Activists cut off rail and road routes while separatist leaders ask for more unity and pressure against the state
Supporters of Catalan independence on Monday cut off major roads, blocked the AVE high-speed rail link and organized street marches on the first anniversary of an unauthorized independence referendum and a police crackdown that made headlines across the world last year.
Members of the self-organized activist groups known as the Committees for the Defense of the Republic (CDR) congregated on the L-11 highway where it meets the N-240 national road early Monday morning, said the Mossos d’Esquadra regional police force. The A-2 and AP-7 highways were also blocked, while at 8 am around 400 people cut off the AVE high-speed train line in Girona. Activists at the train station chanted: “October 1, we don’t forgive and we don’t forget!” The premises have now been cleared, AVE spokespeople said on Monday morning.
Meanwhile, the leaders of Catalonia’s pro-independence government observed the anniversary with a public event in Sant Julià de Ramis (Girona), the town where former premier Carles Puigdemont was going to vote in last year’s referendum, which went ahead despite being ruled illegal by Spain’s Constitutional Court. The police prevented Puigdemont from voting, and he was removed from office soon after when Madrid temporarily suspended Catalonia’s regional powers.

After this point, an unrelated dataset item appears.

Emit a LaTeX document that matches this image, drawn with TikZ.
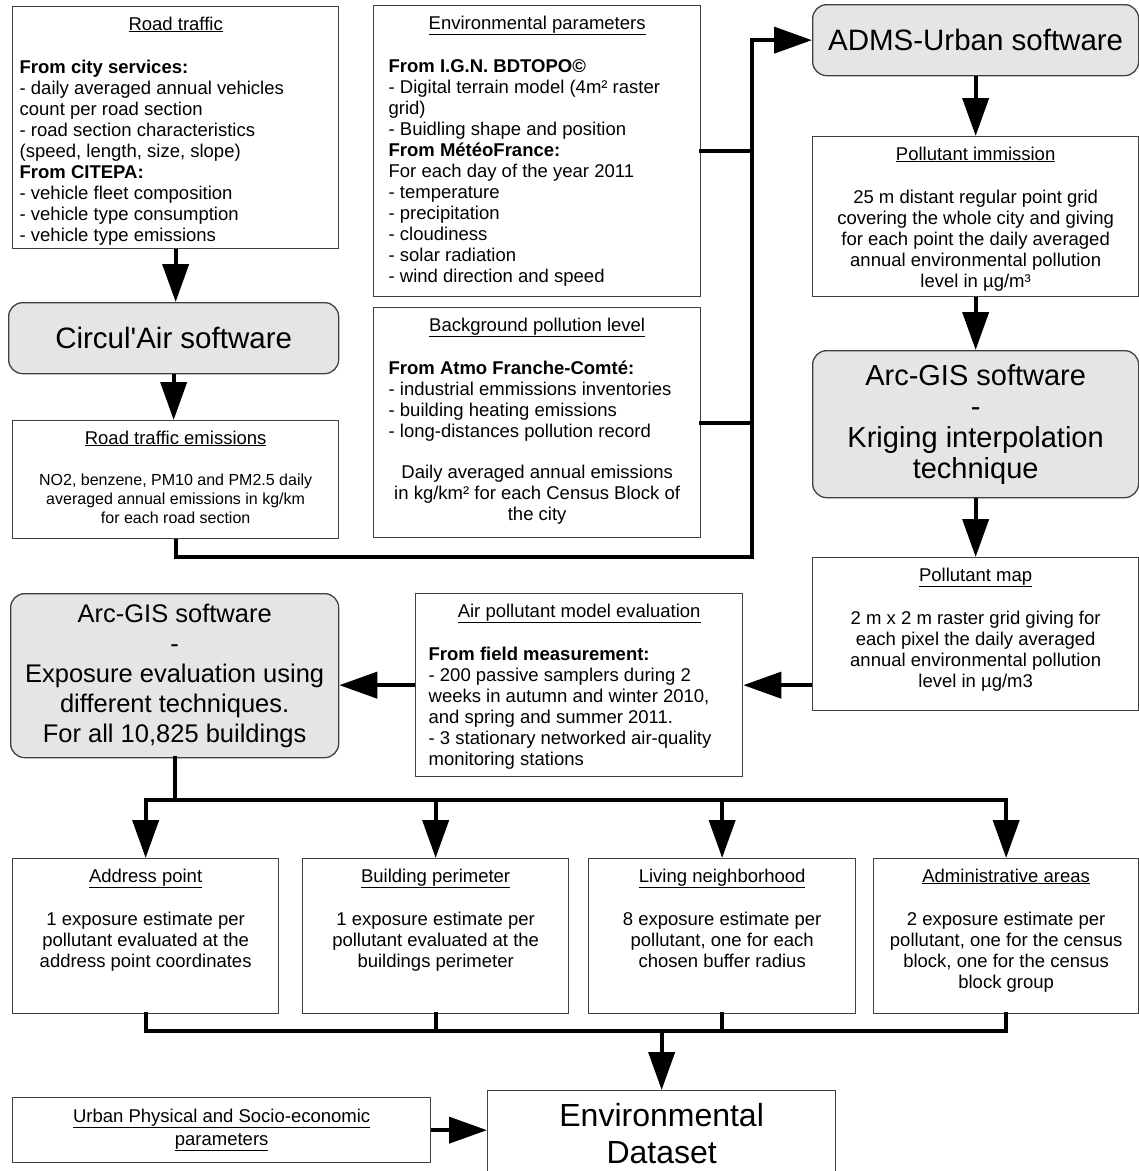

The ousted leader fled the country to avoid being arrested and tried for rebellion and has since been living in Belgium where he continues to campaign for Catalan independence.
The event in Sant Julià de Ramis was attended by the Catalan premier, Quim Torra, and other members of his executive. In his address, Torra told the CDR groups to “keep putting on the pressure, you are doing the right thing by putting on pressure.”
In a symbolic move, the front row of seats at the event displayed photographs of all the leaders of the secessionist drive who either fled the country to avoid arrest or who were placed in custody ahead of their upcoming trial for rebellion, sedition and misuse of public funds.
Also on Monday morning, Puigdemont made a seven-minute address from Belgium calling for the unity of the independence movement and accusing the Spanish state of trying to divide them. “If we want to keep winning, it is essential not to stray from the path, to leave partisan interests to one side, and to avoid falling for the provocations of Catalonia’s adversaries,” he said.
The message comes on the heels of a confrontation between the Catalan government and the small far-left CUP party over the events this past weekend when the regional police acted against radical activists in Barcelona who were trying to boycott a public tribute to the police who participated in the referendum crackdown. On Saturday, members of the CDR pelted the police with paint and assaulted several demonstrators, resulting in six arrests and 24 people treated for minor injuries.
The CDR has been behind other public disturbances in the past; in early April, members tampered with toll booths on several turnpikes. Spain’s High Court, the Audiencia Nacional, has investigated CDR members for acts of vandalism.